Since then these colleges were instituted for this purpose—that there might always be seminaries for the Church of God, so that it might not be destitute of good and faithful teachers—Amos says that he was not of that class. He indeed honestly confesses that he was an illiterate man; but by this, as I have already said, he gained more authority for himself because the Lord had seized on him as if by force and set him over the people to teach them: “See, you shall be my Prophet, and though you have not been taught from your youth for this office, I will yet in an instant make you a Prophet.”

It was a greater miracle that Christ chose unrefined and ignorant men as his apostles than if he had at first chosen Paul or men like him who were skillful in the law. If Christ had selected such disciples at the beginning, their authority would have appeared less; but as he had prepared by his Spirit those who were previously unlearned, it appeared more evident that they were sent from above.

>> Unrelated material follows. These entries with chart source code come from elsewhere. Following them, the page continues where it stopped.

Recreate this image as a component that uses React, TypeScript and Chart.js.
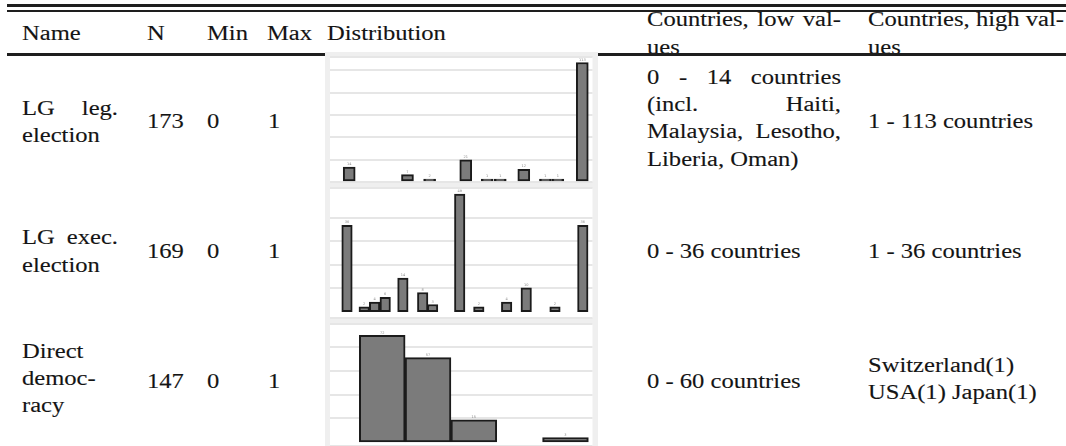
import React, { useEffect, useRef } from 'react';
import Chart from 'chart.js/auto';

// ---- data ----
const headers = ['Name', 'N', 'Min', 'Max', 'Distribution'];
const headerLow = ['Countries, low val-', 'ues'];
const headerHigh = ['Countries, high val-', 'ues'];

const rowNames = [['LG leg.', 'election'], ['LG exec.', 'election'], ['Direct', 'democ-', 'racy']];
const rowN = ['173', '169', '147'];
const rowMin = ['0', '0', '0'];
const rowMax = ['1', '1', '1'];
const lowValues = [
  ['0 - 14 countries', '(incl. Haiti,', 'Malaysia, Lesotho,', 'Liberia, Oman)'],
  ['0 - 36 countries'],
  ['0 - 60 countries'],
];
const highValues = [['1 - 113 countries'], ['1 - 36 countries'], ['Switzerland(1)', 'USA(1) Japan(1)']];

// distribution of "LG leg. election"
const legValues = [0, 0.25, 0.345, 0.5, 0.592, 0.648, 0.749, 0.842, 0.895, 1];
const legCounts = [14, 7, 2, 21, 1, 1, 12, 1, 1, 113];
// distribution of "LG exec. election"
const execValues = [0, 0.073, 0.117, 0.162, 0.237, 0.321, 0.363, 0.478, 0.559, 0.677, 0.76, 0.882, 1];
const execCounts = [36, 2, 4, 6, 14, 8, 3, 49, 2, 4, 10, 2, 36];
// histogram of "Direct democracy" (bin centres)
const directBins = [0.1, 0.3, 0.5, 0.7, 0.9];
const directCounts = [72, 57, 15, 0, 3];

// ---- font detection ----
const CANDIDATES: [string, number][] = [
  ['Liberation Serif', 0.662],
  ['Tinos', 0.662],
  ['Times New Roman', 0.662],
  ['Noto Serif', 0.714],
  ['DejaVu Serif', 0.729],
];
const mctx = document.createElement('canvas').getContext('2d') as CanvasRenderingContext2D;
function w(font: string, text: string) {
  mctx.font = font;
  return mctx.measureText(text).width;
}
function has(fam: string) {
  const t = 'mmmwwiillQ1 - 113 countries';
  return (
    w(`40px "${fam}", monospace`, t) !== w('40px monospace', t) ||
    w(`40px "${fam}", sans-serif`, t) !== w('40px sans-serif', t)
  );
}
let FAMILY = 'serif';
let CAP = 0.68;
for (const [f, c] of CANDIDATES) {
  if (has(f)) {
    FAMILY = `"${f}"`;
    CAP = c;
    break;
  }
}
const FS = 13.6 / CAP; // match cap height of reference
const FONT = `${FS}px ${FAMILY}`;
const SX = 165 / w(FONT, '1 - 113 countries');
mctx.font = FONT;
const fm = mctx.measureText('Hg');
const ASC = (fm as any).fontBoundingBoxAscent || FS * 0.89;
const DESC = (fm as any).fontBoundingBoxDescent || FS * 0.22;
const BASE_OFF = (FS - (ASC + DESC)) / 2 + ASC;

const LH = 27.3;
const INK = '#141414';

function Line(props: { x: number; bl: number; text: string; w?: number; justify?: boolean }) {
  const { x, bl, text, w: width, justify } = props;
  return (
    <div
      style={{
        position: 'absolute',
        left: x,
        top: bl - BASE_OFF,
        width: width ? width / SX : undefined,
        whiteSpace: 'nowrap',
        fontFamily: FAMILY,
        fontSize: FS,
        lineHeight: FS + 'px',
        color: INK,
        WebkitTextStroke: '0.12px ' + INK,
        transform: `scaleX(${SX})`,
        transformOrigin: 'left top',
        textAlign: justify ? 'justify' : 'left',
        textAlignLast: justify ? 'justify' : 'auto',
        zIndex: 1,
      } as React.CSSProperties}
    >
      {text}
    </div>
  );
}

function lines(list: string[], x: number, first: number, width: number, justifyUpTo: number, key: string, lh = LH) {
  return list.map((t, i) => (
    <Line key={key + i} x={x} bl={first + i * lh} text={t} w={width} justify={i < justifyUpTo} />
  ));
}

// ---- chart ----
const bgPlugin = {
  id: 'panelBg',
  beforeDraw(chart: any) {
    const { ctx, chartArea, width, height } = chart;
    ctx.save();
    ctx.fillStyle = '#efefef';
    ctx.fillRect(0, 0, width, height);
    ctx.fillStyle = '#ffffff';
    ctx.fillRect(chartArea.left, chartArea.top, chartArea.right - chartArea.left, chartArea.bottom - chartArea.top);
    ctx.restore();
  },
};

const labelPlugin = {
  id: 'tinyLabels',
  afterDatasetsDraw(chart: any) {
    const { ctx } = chart;
    const meta = chart.getDatasetMeta(0);
    const ds = chart.data.datasets[0];
    ctx.save();
    ctx.font = '3.5px "DejaVu Sans"';
    ctx.fillStyle = '#8a8a8a';
    ctx.textAlign = 'center';
    ctx.textBaseline = 'bottom';
    meta.data.forEach((el: any, i: number) => {
      const v = ds.data[i].y;
      if (v == null) return;
      ctx.fillText(String(v), el.x, el.y - 1);
    });
    ctx.restore();
  },
};

type HistProps = {
  left: number; top: number; width: number; height: number;
  xs: number[]; counts: number[];
  xMin: number; xMax: number; yMin: number; yMax: number; step: number;
  thickness: number; pad: { left: number; right: number; top: number; bottom: number };
};

function MiniHist(p: HistProps) {
  const ref = useRef<HTMLCanvasElement>(null);
  useEffect(() => {
    const chart = new Chart(ref.current as HTMLCanvasElement, {
      type: 'bar',
      data: {
        datasets: [
          {
            data: p.xs.map((x, i) => ({ x, y: p.counts[i] === 0 ? null : p.counts[i] })) as any,
            backgroundColor: '#7b7b7b',
            borderColor: '#1b1b1b',
            borderWidth: 2,
            borderSkipped: false,
            barThickness: p.thickness,
            minBarLength: 3,
          } as any,
        ],
      },
      options: {
        responsive: false,
        animation: false,
        devicePixelRatio: 1,
        layout: { padding: p.pad },
        plugins: { legend: { display: false }, tooltip: { enabled: false } },
        scales: {
          x: { type: 'linear', min: p.xMin, max: p.xMax, offset: false, display: false },
          y: {
            min: p.yMin,
            max: p.yMax,
            border: { display: false },
            grid: { color: '#e6e6e6', lineWidth: 2, drawTicks: false },
            ticks: { display: false, stepSize: p.step },
          },
        },
      } as any,
      plugins: [bgPlugin, labelPlugin],
    });
    return () => chart.destroy();
  }, []);
  return (
    <canvas
      ref={ref}
      width={p.width}
      height={p.height}
      style={{ position: 'absolute', left: p.left, top: p.top, width: p.width, height: p.height, zIndex: 3 }}
    />
  );
}

// ---- layout ----
const colX = [22, 147, 207, 267, 327];
const lowX = 647;
const highX = 868;
const nameFirst = [115, 244.5, 358.3];
const numBl = [128.5, 258.3, 388.3];
const lowFirst = [84, 258.3, 388.3];
const highFirst = [128.5, 258.3, 372];

export default function App() {
  const rule = (top: number, h: number, key: string) => (
    <div key={key} style={{ position: 'absolute', left: 7, top, width: 1070, height: h, background: '#1e1e1e', zIndex: 2 }} />
  );
  return (
    <div style={{ position: 'fixed', left: 0, top: 0, width: 1066, height: 446, background: '#fff', overflow: 'hidden' }}>
      {rule(4.2, 2.4, 'r1')}
      {rule(9.6, 2.4, 'r2')}
      {rule(53, 2.6, 'r3')}

      {headers.map((h, i) => (
        <Line key={'h' + i} x={colX[i]} bl={40.5} text={h} />
      ))}
      {lines(headerLow, lowX, 26.5, 194, 1, 'hl')}
      {lines(headerHigh, highX, 26.5, 195, 1, 'hh')}

      {rowNames.map((nm, r) => lines(nm, colX[0], nameFirst[r], 96, r < 2 ? 1 : 0, 'n' + r, r === 2 ? 27 : LH))}
      {rowN.map((t, r) => <Line key={'N' + r} x={colX[1]} bl={numBl[r]} text={t} />)}
      {rowMin.map((t, r) => <Line key={'mi' + r} x={colX[2]} bl={numBl[r]} text={t} />)}
      {rowMax.map((t, r) => <Line key={'ma' + r} x={colX[3] + 1} bl={numBl[r]} text={t} />)}
      {lowValues.map((l, r) => lines(l, lowX, lowFirst[r], 194, l.length > 1 ? l.length - 1 : 0, 'lo' + r))}
      {highValues.map((l, r) => lines(l, highX, highFirst[r], 195, 0, 'hi' + r, 27.7))}

      <MiniHist
        left={325} top={52} width={273} height={133}
        xs={legValues} counts={legCounts}
        xMin={-0.0824} xMax={1.0438} yMin={0} yMax={118.2} step={21.1}
        thickness={12} pad={{ left: 5, right: 5.5, top: 5, bottom: 3 }}
      />
      <MiniHist
        left={325} top={184} width={273} height={136}
        xs={execValues} counts={execCounts}
        xMin={-0.0721} xMax={1.0411} yMin={-2.6} yMax={51.5} step={9.8}
        thickness={10.5} pad={{ left: 5, right: 5.5, top: 4, bottom: 2 }}
      />
      <MiniHist
        left={325} top={320} width={273} height={126}
        xs={directBins} counts={directCounts}
        xMin={-0.128} xMax={1.018} yMin={-2.7} yMax={80} step={16}
        thickness={45.8} pad={{ left: 5, right: 5.5, top: 3.5, bottom: 0 }}
      />
    </div>
  );
}
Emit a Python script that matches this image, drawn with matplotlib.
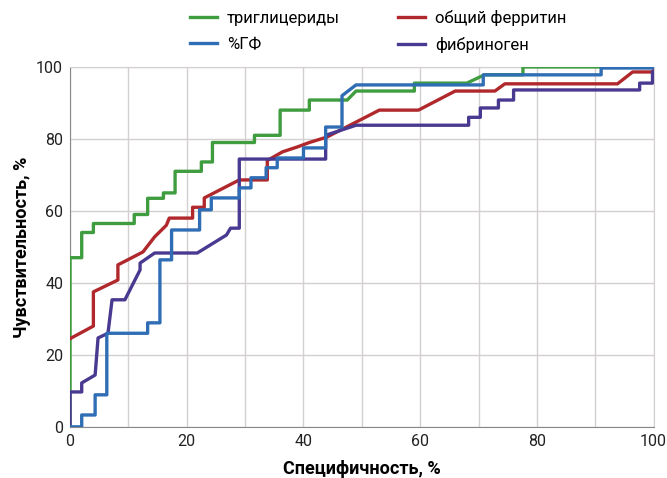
import matplotlib.pyplot as plt
from matplotlib.ticker import MultipleLocator

plt.rcParams['font.family'] = ['Roboto', 'DejaVu Sans']

# ROC curves: specificity (x) vs sensitivity (y), %
trig_x = [0, 0, 2, 2, 4, 4, 11, 11, 13.3, 13.3, 16, 16, 18, 18, 22.5, 22.5, 24.4, 24.4,
          31.6, 31.6, 36, 36, 41, 41, 47.5, 49, 59, 59, 68, 71, 77.6, 77.6, 100]
trig_y = [0, 47, 47, 54, 54, 56.5, 56.5, 59, 59, 63.5, 63.5, 65, 65, 71, 71, 73.6, 73.6, 79,
          79, 81, 81, 88, 88, 90.8, 90.8, 93.3, 93.3, 95.5, 95.5, 97.8, 97.8, 100, 100]

ferr_x = [0, 4, 4, 8.2, 8.2, 10.6, 12.5, 14.5, 16.5, 17, 21, 21, 23, 23, 29, 33.8, 33.8,
          36.4, 39, 41, 44, 53, 59.7, 66, 72.8, 74.5, 93.8, 96.4, 100, 100]
ferr_y = [24.5, 28, 37.5, 40.8, 45, 47, 48.6, 52.8, 56, 58, 58, 61, 61, 63.6, 68.6, 68.6, 74,
          76.4, 77.8, 79, 80.5, 88, 88, 93.3, 93.3, 95.3, 95.3, 98.6, 98.6, 100]

gf_x = [0, 2, 2, 4.3, 4.3, 6.3, 6.3, 13.3, 13.3, 15.4, 15.4, 17.4, 17.4, 22.2, 22.2, 24.2,
        24.2, 29, 29, 31, 31, 33.6, 33.6, 35.5, 35.5, 40, 40, 43.8, 43.8, 46.6, 46.6, 49,
        70.8, 70.8, 91, 91, 100]
gf_y = [0, 0, 3.3, 3.3, 8.9, 8.9, 26, 26, 28.9, 28.9, 46.4, 46.4, 54.7, 54.7, 60.3, 60.3,
        63.6, 63.6, 66.4, 66.4, 69.2, 69.2, 72, 72, 74.7, 74.7, 77.5, 77.5, 83.3, 83.3, 92, 95,
        95, 97.8, 97.8, 99.7, 99.7]

fib_x = [0, 0, 2, 2, 4.3, 4.8, 6.5, 7.2, 9.4, 12, 12, 14.5, 21.8, 26.8, 27.5, 29, 29,
         43.8, 43.8, 49, 68.3, 68.3, 70.3, 70.3, 73.4, 73.4, 76, 76, 97.6, 97.6, 99.8, 99.8]
fib_y = [0, 9.7, 9.7, 12.2, 14.4, 24.7, 26, 35.3, 35.3, 43.6, 45.5, 48.3, 48.3, 53.3, 55.2,
         55.2, 74.4, 74.4, 81, 83.8, 83.8, 86, 86, 88.6, 88.6, 90.8, 90.8, 93.6, 93.6, 95.5,
         95.5, 98.6]

fig = plt.figure(figsize=(6.67, 4.78), dpi=100)
ax = fig.add_axes([0.105, 0.107, 0.875, 0.753])

lw = 2.4
ax.plot(trig_x, trig_y, color='#3f9c3f', lw=lw, label='триглицериды', zorder=3)
ax.plot(gf_x, gf_y, color='#2f6db5', lw=lw, label='%ГФ', zorder=4)
ax.plot(ferr_x, ferr_y, color='#b0282b', lw=lw, label='общий ферритин', zorder=3)
ax.plot(fib_x, fib_y, color='#4a3990', lw=lw, label='фибриноген', zorder=3)

ax.set_xlim(0, 100)
ax.set_ylim(0, 100)
ax.xaxis.set_major_locator(MultipleLocator(20))
ax.xaxis.set_minor_locator(MultipleLocator(10))
ax.yaxis.set_major_locator(MultipleLocator(20))
ax.grid(which='both', axis='x', color='#d4d0d0', lw=1)
ax.grid(which='major', axis='y', color='#d4d0d0', lw=1)
ax.tick_params(which='both', length=0, labelsize=11.5, colors='#222222', pad=5)
for s in ax.spines.values():
    s.set_color('#d4d0d0')
ax.spines['left'].set_color('#888888')
ax.spines['bottom'].set_color('#888888')

ax.set_xlabel('Специфичность, %', fontsize=13, fontweight='bold', labelpad=8)
ax.set_ylabel('Чувствительность, %', fontsize=13, fontweight='bold', labelpad=4)

handles, labels = ax.get_legend_handles_labels()
fig.legend(handles, labels, ncol=2,
           loc='upper left', bbox_to_anchor=(0.27, 1.0), frameon=False, fontsize=12,
           handlelength=1.6, columnspacing=3.5, labelspacing=0.65, handletextpad=0.6,
           borderaxespad=0.2)

fig.savefig('out.png', dpi=100)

And to this refers the expression the Prophet uses when he says, Jehovah took me away: for it intimates that his call, as we have said, was extraordinary. The rest we will defer until tomorrow.

Prayer:

Grant, Almighty God, that since you permit reins so loose to Satan, that he attempts, in all manner of ways, to subvert your servants—O grant, that they who have been sent and moved by you, and at the same time furnished with the invincible strength of your Spirit, may go on perseveringly to the end in the discharge of their office. And whether their adversaries assail them by crafts, or oppose them by open violence, may they not desist from their course, but devote themselves wholly to you, with prudence as well as with courage, that they may thus persevere in continual obedience. And do you also dissipate all the mists and all the crafts which Satan spreads to deceive the inexperienced, until at length the truth emerges, which is the conqueror of the devil and of the whole world, and until your Son, the Sun of Righteousness, appears, that he may gather the whole world, so that in your rest we may enjoy the victory, which is to be daily obtained by us in our constant struggles with the enemies of your only Son. Amen.